The Bombay High Court on Thursday dismissed 103 petitions by developers and other realtors, who are developing projects on lands or properties of state government, Maharashtra Housing and Area Development Authority (MHADA) or BMC lands/properties and sought exemptions from levy, imposition, demand and recovery of development charges by BMC under Section 124F of the Maharashtra Regional Town Planning (MRTP) Act, 1966.
The developers claimed that such recoveries were illegal and contrary to the law. The exemption sought was to the tune of Rs 800 crore. The state government replied that since the lands were developed by private developers and not government agencies, levying charges was justified. The court upheld the state’s stand and dismissed the pleas.
Section 124F of the MRTP Act prescribed that no development charge shall be levied on the institution of use or change of use, or development of, any land or building vested in or under the control or possession of the Central or State Government or of any local authority.
A division bench of Justice R D Dhanuka and Justice Kamal R Khata passed judgement after hearing the pleas, which claimed that the petitioners are developing lands belonging to the state government, MHADA, BMC and therefore, the development undertaken by them is exempted and petitioners are not liable to pay development charges.
It was submitted that amounts already paid by the petitioners under protest towards development charges should be refunded to the petitioners.
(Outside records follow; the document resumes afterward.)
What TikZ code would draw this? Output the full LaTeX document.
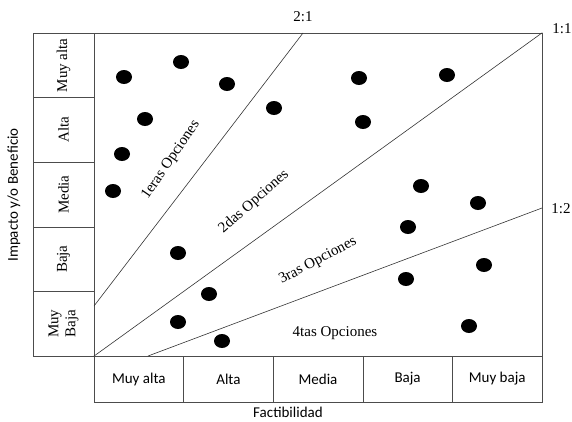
\documentclass[tikz,border=0pt]{standalone}
\usepackage{fontspec}
\setmainfont{Liberation Serif}
\setsansfont{Carlito}
\usetikzlibrary{shapes.geometric, calc}

\begin{document}
\begin{tikzpicture}[
    x=1pt, y=-1pt,
    cell/.style={draw=black!70, line width=0.6pt, inner sep=0pt},
    rowcell/.style={cell, rotate=90, minimum width=64.6pt, minimum height=61pt,
      align=center, font=\fontsize{15}{17}\selectfont},
    colcell/.style={cell, minimum width=89.6pt, minimum height=46pt,
      font=\sffamily\fontsize{15}{17}\selectfont},
    ratio/.style={black!80, line width=0.6pt},
    ratiolbl/.style={font=\fontsize{15}{17}\selectfont, inner sep=0pt},
    zone/.style={font=\fontsize{15}{17}\selectfont, inner sep=0pt},
    axislbl/.style={font=\sffamily\fontsize{15}{17}\selectfont, inner sep=0pt},
    dot/.style={ellipse, fill=black, inner sep=0pt, minimum width=16pt, minimum height=14pt},
  ]
    \useasboundingbox (0,0) rectangle (572,421);

    % main field
    \node[cell, minimum width=448pt, minimum height=323pt] (plot) at (318,194.5) {};

    % impacto rows
    \node[rowcell] (imp1) at (63.5,65.3) {Muy alta};
    \node[rowcell] (imp2) at (63.5,129.9) {Alta};
    \node[rowcell] (imp3) at (63.5,194.5) {Media};
    \node[rowcell] (imp4) at (63.5,259.1) {Baja};
    \node[rowcell] (imp5) at (63.5,323.7) {Muy\\Baja};

    % factibilidad columns
    \node[colcell] (fac1) at (138.8,379) {Muy alta};
    \node[colcell] (fac2) at (228.4,379) {Alta};
    \node[colcell] (fac3) at (318,379) {Media};
    \node[colcell] (fac4) at (407.6,379) {Baja};
    \node[colcell] (fac5) at (497.2,379) {Muy baja};

    \node[axislbl, rotate=90] (ylbl) at (14,195) {Impacto y/o Beneficio};
    \node[axislbl] (xlbl) at (288,412) {Factibilidad};

    % ratio lines
    \coordinate (r21a) at (94,306);
    \coordinate (r21b) at (303,33);
    \coordinate (r12a) at (148,356);
    \coordinate (r12b) at (542,208);
    \draw[ratio] (r21a) -- (r21b);
    \draw[ratio] (plot.south west) -- (plot.north east);
    \draw[ratio] (r12a) -- (r12b);

    \node[ratiolbl] (l21) at (303,17) {2:1};
    \node[ratiolbl] (l11) at (562,29) {1:1};
    \node[ratiolbl] (l12) at (561,209) {1:2};

    % zones
    \node[zone, rotate=55.6] (z1) at (171,160) {1eras Opciones};
    \node[zone, rotate=41.4] (z2) at (254,202) {2das Opciones};
    \node[zone, rotate=27.7] (z3) at (318,261) {3ras Opciones};
    \node[zone] (z4) at (335,333) {4tas Opciones};

    % options
    \foreach \px/\py [count=\k] in {124/77, 181/62, 227/84, 274/108, 145/119,
        122/154, 113/191, 359/78, 447/75, 363/122, 421/186, 478/203, 408/227,
        484/265, 406/279, 178/253, 209/294, 178/322, 222/341, 469/326}
      \node[dot] (d\k) at (\px,\py) {};
  \end{tikzpicture}
\end{document}
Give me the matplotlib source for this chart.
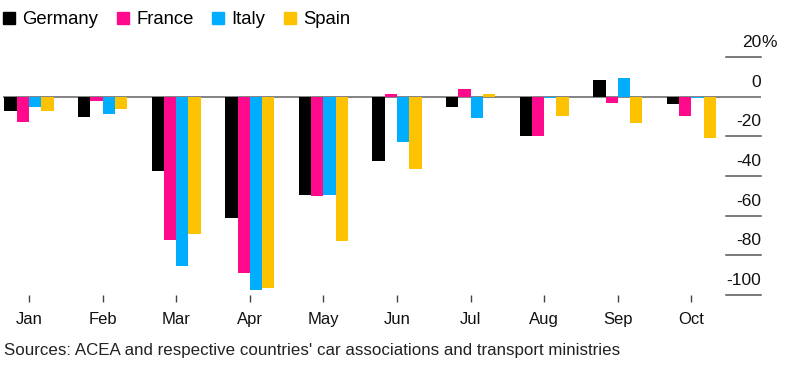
import numpy as np
import matplotlib
matplotlib.use("Agg")
import matplotlib.pyplot as plt
from matplotlib.lines import Line2D

plt.rcParams["font.family"] = ["Liberation Sans", "DejaVu Sans"]

months = ["Jan", "Feb", "Mar", "Apr", "May", "Jun", "Jul", "Aug", "Sep", "Oct"]
countries = ["Germany", "France", "Italy", "Spain"]
colors = ["#000000", "#ff0a8c", "#00adfe", "#fec300"]

# year-over-year change in new car registrations, %
germany = [-7.3, -10.5, -37.7, -61.1, -49.5, -32.3, -5.4, -19.8, 8.4, -3.6]
france = [-13.0, -2.3, -72.2, -88.8, -50.3, 1.2, 3.9, -19.8, -3.0, -9.5]
italy = [-5.2, -8.7, -85.4, -97.6, -49.6, -23.1, -11.0, -0.7, 9.5, -0.8]
spain = [-7.3, -6.0, -69.3, -96.5, -72.7, -36.7, 1.1, -9.9, -13.5, -21.0]
series = [germany, france, italy, spain]

grid_vals = [20, 0, -20, -40, -60, -80, -100]
grid_labels = ["20", "0", "-20", "-40", "-60", "-80", "-100"]

W, H = 798, 368
fig = plt.figure(figsize=(W / 100, H / 100), dpi=100)
ax = fig.add_axes([3 / W, (H - 295) / H, 758 / W, 238 / H])

x = np.arange(len(months))
bw = 0.167
for k, (vals, c) in enumerate(zip(series, colors)):
    ax.bar(x + (k - 1.5) * bw, vals, width=bw, color=c, zorder=2, linewidth=0)

xmin, xmax = -26 / 73.6, 732 / 73.6
ax.set_xlim(xmin, xmax)
ax.set_ylim(-100, 20)

gray = "#7a7a7a"
ax.axhline(0, color=gray, lw=1.3, zorder=1)
gx0 = xmax - 35 / 73.6
for v, lab in zip(grid_vals, grid_labels):
    if v != 0:
        ax.plot([gx0, xmax], [v, v], color="#555555", lw=1.1, clip_on=False, zorder=1)
    ax.text(xmax, v + 5.0, lab, ha="right", va="baseline", fontsize=12.5, color="#111111")
    if v == 20:
        ax.text(xmax, v + 5.0, "%", ha="left", va="baseline", fontsize=12.5, color="#111111")

ax.set_xticks(x)
ax.set_xticklabels(months, fontsize=12, color="#111111")
ax.set_yticks([])
ax.tick_params(axis="x", length=5, width=1, color="#444444", pad=7.5)
for s in ax.spines.values():
    s.set_visible(False)

handles = [Line2D([], [], marker="s", linestyle="", markersize=8.2, color=c) for c in colors]
fig.legend(handles, countries, loc="upper left", bbox_to_anchor=(3 / W, 1 - 11 / H),
           ncol=4, frameon=False, fontsize=13.3, handlelength=0.65, handletextpad=0.4,
           columnspacing=1.0, borderpad=0, borderaxespad=0)

fig.text(4 / W, 1 - 350 / H, "Sources: ACEA and respective countries' car associations and transport ministries",
         ha="left", va="center", fontsize=12.2, color="#222222")

fig.savefig("out.png", dpi=100)
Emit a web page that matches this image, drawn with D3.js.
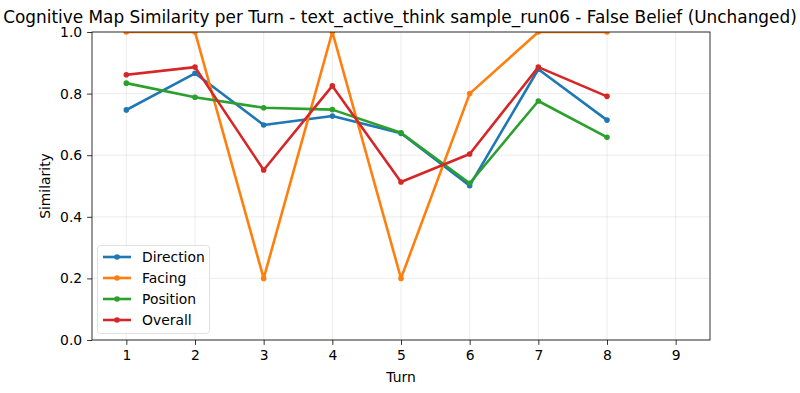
<!DOCTYPE html>
<html><head><meta charset="utf-8">
<script src="https://cdn.jsdelivr.net/npm/d3@7"></script>
<style>body{margin:0;background:#fff;} svg{display:block;font-family:"DejaVu Sans",sans-serif;}</style>
</head><body>
<svg id="c" width="800" height="393"></svg>
<script>
const turns = [1,2,3,4,5,6,7,8];
const direction = [0.747,0.866,0.698,0.727,0.671,0.501,0.879,0.714];
const facing    = [1.0,1.0,0.2,1.0,0.2,0.8,1.0,1.0];
const position  = [0.834,0.788,0.754,0.748,0.673,0.509,0.776,0.658];
const overall   = [0.861,0.886,0.552,0.825,0.513,0.604,0.886,0.791];
const seriesNames = ["Direction","Facing","Position","Overall"];
const seriesColors = ["#1f77b4","#ff7f0e","#2ca02c","#d62728"];
const xTicks = [1,2,3,4,5,6,7,8,9];
const yTicks = [0,0.2,0.4,0.6,0.8,1.0];
const title = "Cognitive Map Similarity per Turn - text_active_think sample_run06 - False Belief (Unchanged)";

const series = [direction,facing,position,overall];
const svg = d3.select("#c");
const L=92,R=710,T=32,B=340;
const x = d3.scaleLinear().domain([0.5,9.5]).range([L,R]);
const y = d3.scaleLinear().domain([0,1]).range([B,T]);

const g = svg.append("g");
g.selectAll(".gx").data(xTicks).join("line").attr("x1",d=>x(d)).attr("x2",d=>x(d)).attr("y1",T).attr("y2",B)
  .attr("stroke","#b0b0b0").attr("stroke-opacity",0.3).attr("stroke-width",0.8);
g.selectAll(".gy").data(yTicks).join("line").attr("y1",d=>y(d)).attr("y2",d=>y(d)).attr("x1",L).attr("x2",R)
  .attr("stroke","#b0b0b0").attr("stroke-opacity",0.3).attr("stroke-width",0.8);

svg.append("clipPath").attr("id","clip").append("rect").attr("x",L).attr("y",T).attr("width",R-L).attr("height",B-T);
const plot = svg.append("g").attr("clip-path","url(#clip)");
const line = d3.line().x((d,i)=>x(turns[i])).y(d=>y(d));
series.forEach((s,k)=>{
  plot.append("path").datum(s).attr("d",line).attr("fill","none").attr("stroke",seriesColors[k]).attr("stroke-width",2.6)
    .attr("stroke-linejoin","round").attr("stroke-linecap","square");
  plot.selectAll(null).data(s).join("circle").attr("cx",(d,i)=>x(turns[i])).attr("cy",d=>y(d)).attr("r",2.8).attr("fill",seriesColors[k]);
});

const xa = svg.append("g").attr("transform",`translate(0,${B})`).call(d3.axisBottom(x).tickValues(xTicks).tickFormat(d3.format("d")).tickSize(4.9).tickPadding(4.9));
const ya = svg.append("g").attr("transform",`translate(${L},0)`).call(d3.axisLeft(y).tickValues(yTicks).tickFormat(d3.format(".1f")).tickSize(4.9).tickPadding(4.9));
[xa,ya].forEach(a=>{a.select(".domain").remove(); a.selectAll("text").attr("font-size","13.9px").attr("fill","#000").attr("font-family","DejaVu Sans"); a.selectAll("line").attr("stroke","#000").attr("stroke-width",0.8);});
svg.append("rect").attr("x",L).attr("y",T).attr("width",R-L).attr("height",B-T).attr("fill","none").attr("stroke","#000").attr("stroke-width",0.8);

svg.append("text").attr("x",(L+R)/2).attr("y",382).attr("text-anchor","middle").attr("font-size","13.9px").text("Turn");
svg.append("text").attr("transform",`translate(50,${(T+B)/2}) rotate(-90)`).attr("text-anchor","middle").attr("font-size","13.9px").text("Similarity");
svg.append("text").attr("x",400).attr("y",23).attr("text-anchor","middle").attr("font-size","16.9px").text(title);

const lg = svg.append("g");
lg.append("rect").attr("x",97.5).attr("y",245.5).attr("width",112).attr("height",88).attr("rx",3).attr("fill","#fff").attr("fill-opacity",0.8).attr("stroke","#d9d9d9").attr("stroke-width",0.8);
seriesNames.forEach((n,k)=>{
  const yy = 257+k*21;
  lg.append("line").attr("x1",103).attr("x2",131).attr("y1",yy).attr("y2",yy).attr("stroke",seriesColors[k]).attr("stroke-width",2.6);
  lg.append("circle").attr("cx",117).attr("cy",yy).attr("r",2.8).attr("fill",seriesColors[k]);
  lg.append("text").attr("x",142).attr("y",yy+5).attr("font-size","13.9px").text(n);
});
</script>
</body></html>
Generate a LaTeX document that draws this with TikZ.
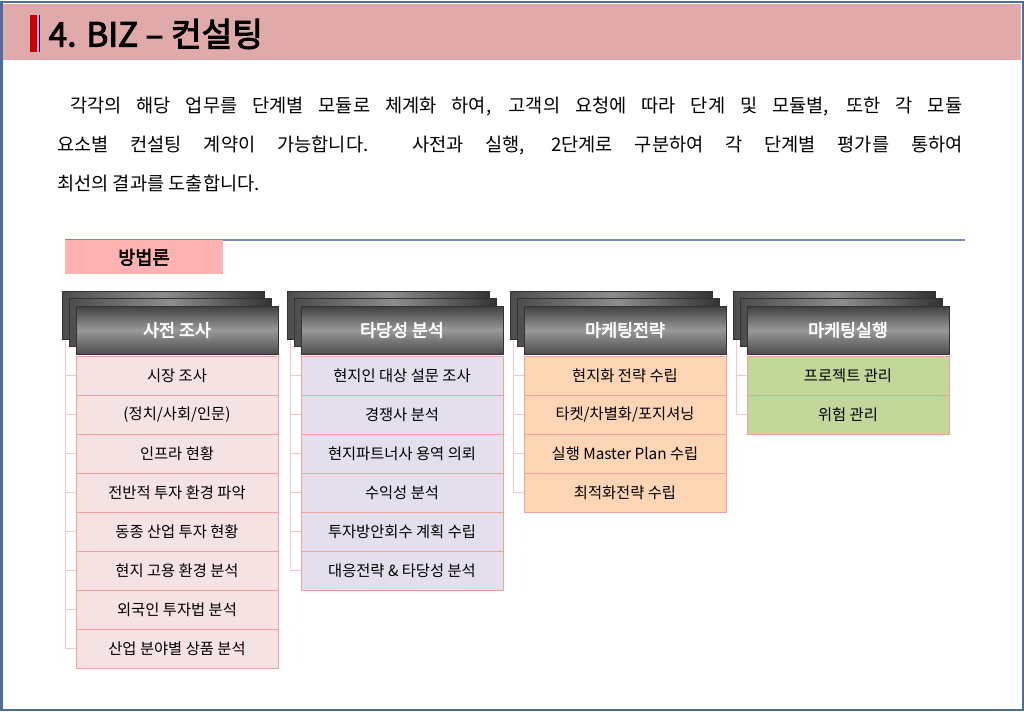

The petitioners, through senior advocate Milind Sathe along with advocates Girish Godble and Saket Mone submitted that it is enough for a person seeking exemption of development charge that the property belongs to a local authority, and it vests in the local authority. The question of whether the local authority owns or exercises control in respect of such property is not required to be separately met.
The petitioners said that merely because the state government has not undertaken infrastructure projects, the tax without the authority of law does not become payable.
However, Senior advocates Aspi Chinoy and Joaquim F Reis for BMC submitted that since 1992, the developers, who undertake projects privately on land belonging to authorities have been paying charges and have all understood that exemption is not applicable in the same.
The authorities said that if a developer is aggrieved, they can file an appeal under the MRTP Act. However, in most cases appeal has not been filed by the petitioners to avoid pre-deposit of the amount.
Advocate General Ashutosh Kumbhakoni along with advocate Akshay Shinde opposed the pleas and said that if the land was to be developed by the government authorities itself, only then the exemption could be granted on the development charges.
After hearing submissions, the bench held, “When the Union government or the state government or the planning authority, who propose to carry out development on the land owned by them for their purpose, there is an exemption from payment of development charges, such exemption under Section 124F of the MRTP Act cannot be claimed by a third party, who proposes to carry out redevelopment on the land in possession of or under control of or vested authorities.
“If the land owned by these authorities is sought to be developed by such authorities itself, for their benefits and their purposes, such exemption permissible under Section 124F can be claimed by itself and not by others proposing to carry out redevelopment on such lands for their benefits,” it said.
The bench found “no merit” in the petitions and dismissed the same.